Minister of Development Strategies and International Trade
- In office 4 September 2015 – 17 November 2019
- President: Maithripala Sirisena
- Prime Minister: Ranil Wickremesinghe

Member of Parliament for National List
- In office 2015–2020

Personal details
- Born: 19 March 1949 (age 77)
- Party: United National Party
- Alma mater: Royal College, Colombo
- Profession: Entrepreneur/Politician

= Malik Samarawickrama =

Sri Lankan politician

Malik Devapriya Samarawickrama (born 19 March 1949) is a Sri Lankan entrepreneur and politician. He was appointed to Parliament as a national list member in 2015. He is a former Minister of Development Strategies and International Trade and chairman of the United National Party.

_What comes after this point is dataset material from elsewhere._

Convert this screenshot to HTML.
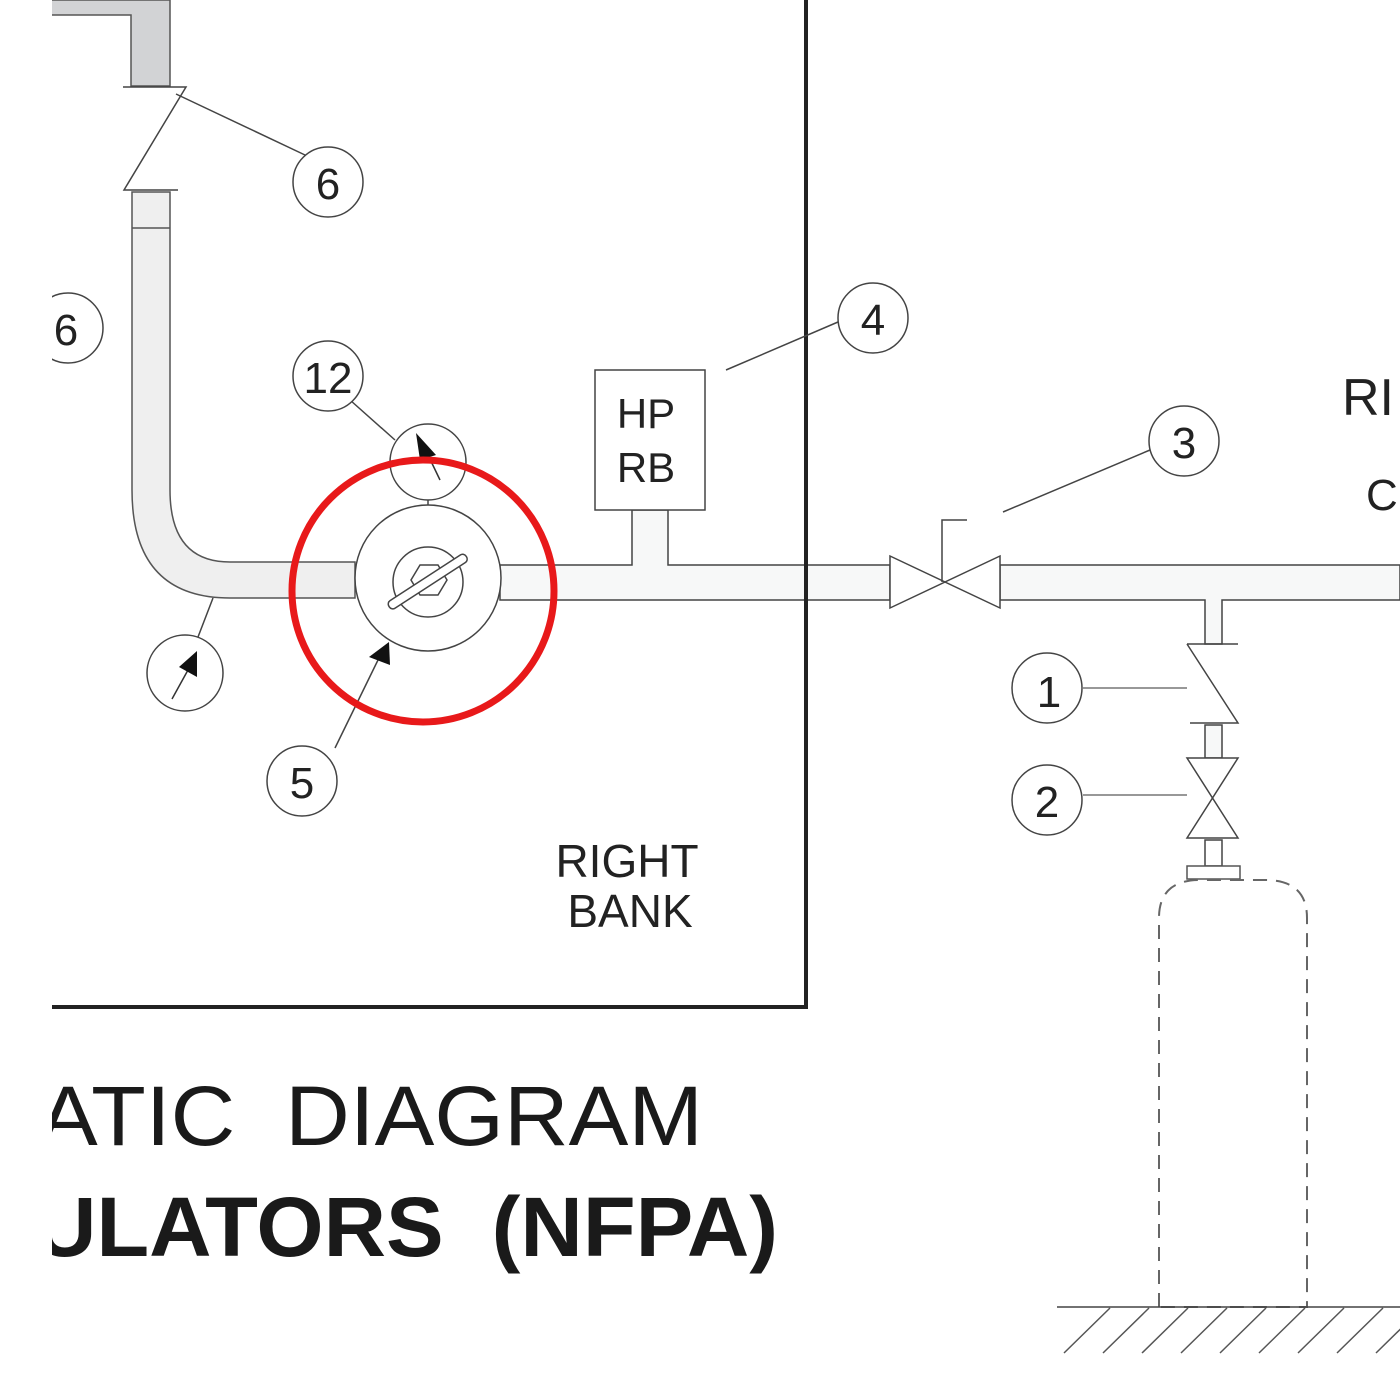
<!DOCTYPE html>
<html><head><style>html,body{margin:0;padding:0;background:#fff}svg{display:block}text{white-space:pre}</style></head>
<body>
<svg width="1400" height="1400" viewBox="0 0 1400 1400" xmlns="http://www.w3.org/2000/svg" font-family="Liberation Sans, sans-serif">
<defs><clipPath id="c"><rect x="52" y="0" width="1348" height="1400"/></clipPath></defs>
<g clip-path="url(#c)" stroke-linejoin="miter">
<path d="M40 0 H170 V86 H131 V15 H40 Z" fill="#d2d3d5" stroke="#555" stroke-width="1.5"/>
<path d="M123 87 H186 L124 190 H178" fill="none" stroke="#444" stroke-width="1.5"/>
<path d="M132 192 V490 Q132 598 230 598 H355 V562 H230 Q170 562 170 490 V192 Z" fill="#efefef" stroke="#555" stroke-width="1.5"/>
<line x1="132" y1="228" x2="170" y2="228" stroke="#555" stroke-width="1.5"/>
<path d="M500 565 H632 V510 H668 V565 H890 V600 H500 Z" fill="#f7f8f8" stroke="#444" stroke-width="1.5"/>
<path d="M1000 565 H1400 V600 H1222 V644 H1205 V600 H1000 Z" fill="#f7f8f8" stroke="#444" stroke-width="1.5"/>
<rect x="595" y="370" width="110" height="140" fill="#fff" stroke="#444" stroke-width="1.5"/>
<text x="646" y="428" font-size="42" text-anchor="middle" fill="#222">HP</text>
<text x="646" y="482" font-size="42" text-anchor="middle" fill="#222">RB</text>
<circle cx="428" cy="578" r="73" fill="#fff" stroke="#444" stroke-width="1.5"/>
<circle cx="428" cy="582" r="35" fill="none" stroke="#444" stroke-width="1.5"/>
<polygon points="420,565 438,565 447,580 438,595 420,595 411,580" fill="none" stroke="#444" stroke-width="1.5"/>
<g transform="rotate(-33 428 582)"><rect x="382" y="577" width="92" height="9" rx="4" fill="#fff" stroke="#444" stroke-width="1.5"/></g>
<line x1="428" y1="505" x2="428" y2="500" stroke="#444" stroke-width="1.5"/>
<circle cx="428" cy="462" r="38" fill="#fff" stroke="#444" stroke-width="1.5"/>
<line x1="440" y1="480" x2="428" y2="455" stroke="#333" stroke-width="1.5"/>
<polygon points="416,433 436,455 420,460" fill="#111"/>
<line x1="350" y1="400" x2="395" y2="440" stroke="#444" stroke-width="1.5"/>
<circle cx="328" cy="376" r="35" fill="#fff" stroke="#444" stroke-width="1.5"/>
<text x="328" y="393" font-size="44" text-anchor="middle" fill="#222">12</text>
<line x1="335" y1="748" x2="378" y2="660" stroke="#444" stroke-width="1.5"/>
<polygon points="389,642 390,665 369,657" fill="#111"/>
<circle cx="302" cy="781" r="35" fill="#fff" stroke="#444" stroke-width="1.5"/>
<text x="302" y="798" font-size="44" text-anchor="middle" fill="#222">5</text>
<line x1="213" y1="598" x2="198" y2="637" stroke="#444" stroke-width="1.5"/>
<circle cx="185" cy="673" r="38" fill="#fff" stroke="#444" stroke-width="1.5"/>
<line x1="172" y1="699" x2="188" y2="670" stroke="#333" stroke-width="1.5"/>
<polygon points="197,651 197,677 179,667" fill="#111"/>
<line x1="176" y1="94" x2="305" y2="155" stroke="#444" stroke-width="1.5"/>
<circle cx="328" cy="182" r="35" fill="#fff" stroke="#444" stroke-width="1.5"/>
<text x="328" y="199" font-size="44" text-anchor="middle" fill="#222">6</text>
<circle cx="68" cy="328" r="35" fill="#fff" stroke="#444" stroke-width="1.5"/>
<text x="66" y="345" font-size="44" text-anchor="middle" fill="#222">6</text>
<circle cx="423" cy="591" r="131" fill="none" stroke="#e8191a" stroke-width="7"/>
<path d="M806 0 V1007 H40" fill="none" stroke="#222" stroke-width="4"/>
<line x1="838" y1="322" x2="726" y2="370" stroke="#444" stroke-width="1.5"/>
<circle cx="873" cy="318" r="35" fill="#fff" stroke="#444" stroke-width="1.5"/>
<text x="873" y="335" font-size="44" text-anchor="middle" fill="#222">4</text>
<polygon points="890,556 945,582 890,608" fill="#fff" stroke="#444" stroke-width="1.5"/>
<polygon points="1000,556 945,582 1000,608" fill="#fff" stroke="#444" stroke-width="1.5"/>
<path d="M942 582 V520 H967" fill="none" stroke="#444" stroke-width="1.5"/>
<line x1="1003" y1="512" x2="1150" y2="450" stroke="#444" stroke-width="1.5"/>
<circle cx="1184" cy="441" r="35" fill="#fff" stroke="#444" stroke-width="1.5"/>
<text x="1184" y="458" font-size="44" text-anchor="middle" fill="#222">3</text>
<path d="M1187 644 H1238 M1187 644 L1238 723 H1190" fill="none" stroke="#444" stroke-width="1.5"/>
<rect x="1205" y="725" width="17" height="33" fill="#f7f8f8" stroke="#444" stroke-width="1.5"/>
<path d="M1187 758 H1238 L1187 838 H1238 Z" fill="#fff" stroke="#444" stroke-width="1.5"/>
<rect x="1205" y="840" width="17" height="26" fill="#fff" stroke="#444" stroke-width="1.5"/>
<rect x="1187" y="866" width="53" height="13" fill="#fff" stroke="#555" stroke-width="1.5"/>
<line x1="1083" y1="688" x2="1187" y2="688" stroke="#777" stroke-width="1.5"/>
<circle cx="1047" cy="688" r="35" fill="#fff" stroke="#444" stroke-width="1.5"/>
<text x="1049" y="707" font-size="44" text-anchor="middle" fill="#222">1</text>
<line x1="1083" y1="795" x2="1187" y2="795" stroke="#777" stroke-width="1.5"/>
<circle cx="1047" cy="800" r="35" fill="#fff" stroke="#444" stroke-width="1.5"/>
<text x="1047" y="817" font-size="44" text-anchor="middle" fill="#222">2</text>
<path d="M1159 1307 V918 Q1159 880 1200 880 H1265 Q1307 880 1307 918 V1307 H1159" fill="none" stroke="#666" stroke-width="2" stroke-dasharray="14 9"/>
<line x1="1057" y1="1307" x2="1400" y2="1307" stroke="#444" stroke-width="1.5"/>
<g stroke="#555" stroke-width="1.5">
<line x1="1064" y1="1353" x2="1110" y2="1308"/><line x1="1103" y1="1353" x2="1149" y2="1308"/><line x1="1142" y1="1353" x2="1188" y2="1308"/><line x1="1181" y1="1353" x2="1227" y2="1308"/><line x1="1220" y1="1353" x2="1266" y2="1308"/><line x1="1259" y1="1353" x2="1305" y2="1308"/><line x1="1298" y1="1353" x2="1344" y2="1308"/><line x1="1337" y1="1353" x2="1383" y2="1308"/><line x1="1376" y1="1353" x2="1422" y2="1308"/>
</g>
<text x="627" y="877" font-size="46" text-anchor="middle" fill="#222">RIGHT</text>
<text x="630" y="927" font-size="46" text-anchor="middle" fill="#222">BANK</text>
<text x="1342" y="415" font-size="52" fill="#222">RI</text>
<text x="1366" y="510" font-size="44" fill="#222">C</text>
<text x="38" y="1145" font-size="84" fill="#1a1a1a" textLength="665" lengthAdjust="spacingAndGlyphs">ATIC  DIAGRAM</text>
<text x="34" y="1256" font-size="84" font-weight="bold" fill="#1a1a1a" textLength="744" lengthAdjust="spacingAndGlyphs">ULATORS  (NFPA)</text>
</g>
</svg>
</body></html>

Educated at Royal College, Colombo, where played at the Bradby Shield Encounter. He also played rugby union for the Ceylonese Rugby & Football Club and represented Sri Lanka in the 1960s. He was a past president of Kandy Sports Club (rugby) and currently is the patron.

Samaraweera a close friend of Ranil Wickramasinghe was accused of going out the way from the 2015 elected Yahapalana government and playing a role on his own agendas. In November 2019, he announced his retirement from politics.